- What the exercise asks: Transcribe the listing verbatim. Do not carry over any pictures.

- Given data:
● ● ● ●

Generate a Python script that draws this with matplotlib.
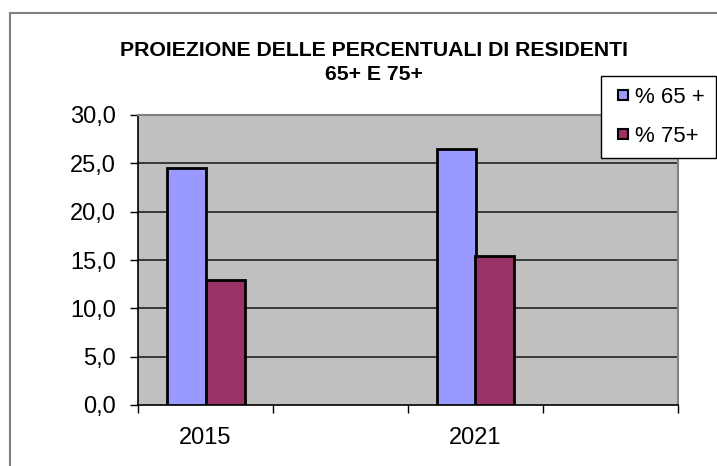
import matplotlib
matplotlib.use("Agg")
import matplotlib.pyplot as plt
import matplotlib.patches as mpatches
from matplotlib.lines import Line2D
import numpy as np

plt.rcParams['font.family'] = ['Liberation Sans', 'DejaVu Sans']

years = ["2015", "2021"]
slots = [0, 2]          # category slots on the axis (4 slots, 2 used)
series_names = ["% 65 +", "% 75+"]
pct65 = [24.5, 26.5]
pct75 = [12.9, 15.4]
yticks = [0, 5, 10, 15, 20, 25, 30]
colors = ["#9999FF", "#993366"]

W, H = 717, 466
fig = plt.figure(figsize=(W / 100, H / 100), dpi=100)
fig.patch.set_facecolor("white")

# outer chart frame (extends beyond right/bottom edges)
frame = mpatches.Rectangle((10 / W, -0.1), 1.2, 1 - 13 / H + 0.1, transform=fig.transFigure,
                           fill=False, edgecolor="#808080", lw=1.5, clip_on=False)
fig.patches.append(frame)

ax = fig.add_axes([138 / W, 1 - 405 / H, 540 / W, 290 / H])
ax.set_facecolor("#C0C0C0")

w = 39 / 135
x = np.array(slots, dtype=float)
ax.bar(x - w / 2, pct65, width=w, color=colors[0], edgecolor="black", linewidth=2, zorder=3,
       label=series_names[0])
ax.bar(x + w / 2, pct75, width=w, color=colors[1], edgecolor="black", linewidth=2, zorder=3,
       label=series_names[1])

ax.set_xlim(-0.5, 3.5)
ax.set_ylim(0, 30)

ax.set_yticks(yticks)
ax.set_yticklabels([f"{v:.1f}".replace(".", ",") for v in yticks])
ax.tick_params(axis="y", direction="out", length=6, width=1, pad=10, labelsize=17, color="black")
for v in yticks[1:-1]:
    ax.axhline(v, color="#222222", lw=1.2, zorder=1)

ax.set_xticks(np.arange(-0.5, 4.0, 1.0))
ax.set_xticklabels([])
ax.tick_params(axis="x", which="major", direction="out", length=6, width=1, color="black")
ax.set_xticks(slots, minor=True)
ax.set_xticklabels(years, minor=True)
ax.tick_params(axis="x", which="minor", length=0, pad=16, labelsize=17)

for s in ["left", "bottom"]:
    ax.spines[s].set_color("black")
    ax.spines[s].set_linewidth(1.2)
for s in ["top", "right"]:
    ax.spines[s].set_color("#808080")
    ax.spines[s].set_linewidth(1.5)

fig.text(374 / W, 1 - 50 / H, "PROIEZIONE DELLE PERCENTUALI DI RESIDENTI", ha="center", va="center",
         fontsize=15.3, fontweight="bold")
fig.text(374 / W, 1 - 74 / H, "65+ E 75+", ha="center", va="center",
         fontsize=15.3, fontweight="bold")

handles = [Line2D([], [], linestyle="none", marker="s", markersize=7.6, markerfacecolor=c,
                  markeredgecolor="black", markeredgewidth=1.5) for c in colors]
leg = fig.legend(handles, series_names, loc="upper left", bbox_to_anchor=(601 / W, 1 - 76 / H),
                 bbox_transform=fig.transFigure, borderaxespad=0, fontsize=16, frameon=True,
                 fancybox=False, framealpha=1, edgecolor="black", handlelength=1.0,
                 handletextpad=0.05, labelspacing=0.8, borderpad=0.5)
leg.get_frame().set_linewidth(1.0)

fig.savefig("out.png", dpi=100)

● ● ● ●

- Written answer:
Generate a Python script that draws this with matplotlib.
import matplotlib
matplotlib.use("Agg")
import matplotlib.pyplot as plt
import matplotlib.patches as mpatches
from matplotlib.lines import Line2D
import numpy as np

plt.rcParams['font.family'] = ['Liberation Sans', 'DejaVu Sans']

years = ["2015", "2021"]
slots = [0, 2]          # category slots on the axis (4 slots, 2 used)
series_names = ["% 65 +", "% 75+"]
pct65 = [24.5, 26.5]
pct75 = [12.9, 15.4]
yticks = [0, 5, 10, 15, 20, 25, 30]
colors = ["#9999FF", "#993366"]

W, H = 717, 466
fig = plt.figure(figsize=(W / 100, H / 100), dpi=100)
fig.patch.set_facecolor("white")

# outer chart frame (extends beyond right/bottom edges)
frame = mpatches.Rectangle((10 / W, -0.1), 1.2, 1 - 13 / H + 0.1, transform=fig.transFigure,
                           fill=False, edgecolor="#808080", lw=1.5, clip_on=False)
fig.patches.append(frame)

ax = fig.add_axes([138 / W, 1 - 405 / H, 540 / W, 290 / H])
ax.set_facecolor("#C0C0C0")

w = 39 / 135
x = np.array(slots, dtype=float)
ax.bar(x - w / 2, pct65, width=w, color=colors[0], edgecolor="black", linewidth=2, zorder=3,
       label=series_names[0])
ax.bar(x + w / 2, pct75, width=w, color=colors[1], edgecolor="black", linewidth=2, zorder=3,
       label=series_names[1])

ax.set_xlim(-0.5, 3.5)
ax.set_ylim(0, 30)

ax.set_yticks(yticks)
ax.set_yticklabels([f"{v:.1f}".replace(".", ",") for v in yticks])
ax.tick_params(axis="y", direction="out", length=6, width=1, pad=10, labelsize=17, color="black")
for v in yticks[1:-1]:
    ax.axhline(v, color="#222222", lw=1.2, zorder=1)

ax.set_xticks(np.arange(-0.5, 4.0, 1.0))
ax.set_xticklabels([])
ax.tick_params(axis="x", which="major", direction="out", length=6, width=1, color="black")
ax.set_xticks(slots, minor=True)
ax.set_xticklabels(years, minor=True)
ax.tick_params(axis="x", which="minor", length=0, pad=16, labelsize=17)

for s in ["left", "bottom"]:
    ax.spines[s].set_color("black")
    ax.spines[s].set_linewidth(1.2)
for s in ["top", "right"]:
    ax.spines[s].set_color("#808080")
    ax.spines[s].set_linewidth(1.5)

fig.text(374 / W, 1 - 50 / H, "PROIEZIONE DELLE PERCENTUALI DI RESIDENTI", ha="center", va="center",
         fontsize=15.3, fontweight="bold")
fig.text(374 / W, 1 - 74 / H, "65+ E 75+", ha="center", va="center",
         fontsize=15.3, fontweight="bold")

handles = [Line2D([], [], linestyle="none", marker="s", markersize=7.6, markerfacecolor=c,
                  markeredgecolor="black", markeredgewidth=1.5) for c in colors]
leg = fig.legend(handles, series_names, loc="upper left", bbox_to_anchor=(601 / W, 1 - 76 / H),
                 bbox_transform=fig.transFigure, borderaxespad=0, fontsize=16, frameon=True,
                 fancybox=False, framealpha=1, edgecolor="black", handlelength=1.0,
                 handletextpad=0.05, labelspacing=0.8, borderpad=0.5)
leg.get_frame().set_linewidth(1.0)

fig.savefig("out.png", dpi=100)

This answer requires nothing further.